He was a big fan, he declared, and he wanted them to drive forward his aspiration agenda because of the extent to which reliable bus services had boosted social mobility in London under his mayoralty.
This also explains, in fairness, the Prime Minister’s newly-announced £3bn bus ‘revolution’, a genuine attempt to tackle economic disadvantage and, in the year of COP26, reduce harmful carbon ambitions.
What is less apparent, however, is how this will bring about the intended societal benefits when the North only receives a fraction of the public money for buses that London enjoys and when Mr Johnson’s own flagship ‘levelling up’ policy remains undefined amid suspicions that it is merely a ‘sprucing up’ fund for Tory areas and target seats.
This is made even more apparent by a new report by a Parliamentary group, headed by Bradford South MP Judith Cummins, which reveals the extent to which 28 so-called ‘left behind’ neighbourhoods in this region are paying the price for poor public transport provision and low rates of car ownership.
These are precisely the type of areas that should be receiving priority treatment from the Levelling Up Fund.
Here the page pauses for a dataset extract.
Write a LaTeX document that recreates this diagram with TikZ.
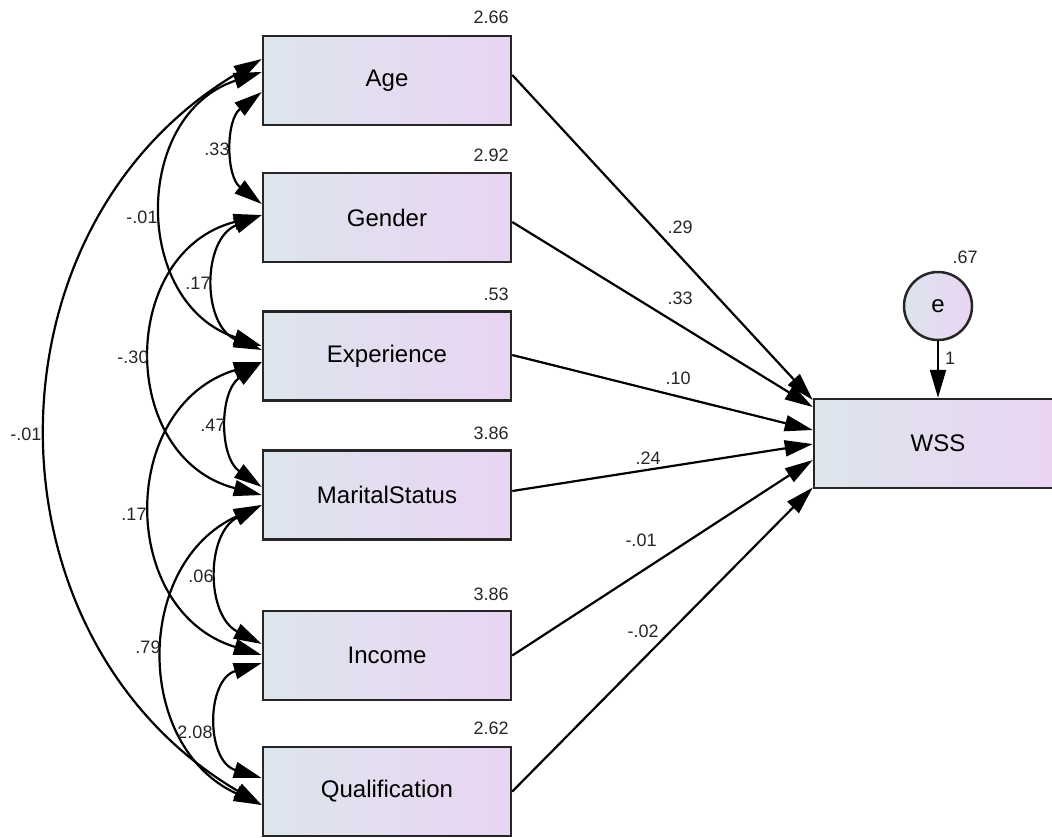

Instead, areas like Barnsley and Hull have to play second fiddle to Chancellor Rishi Sunak’s Richmond seat where the infrequency of bus services is offset by more families having access to their own car.
And while Ministers contend, fairly, that countryside areas are also worthy of investment, a far more clearer policy route-map is needed if the bus is to become the default mode of transport that Mr Johnson envisaged with his customary ebullience over 18 months ago.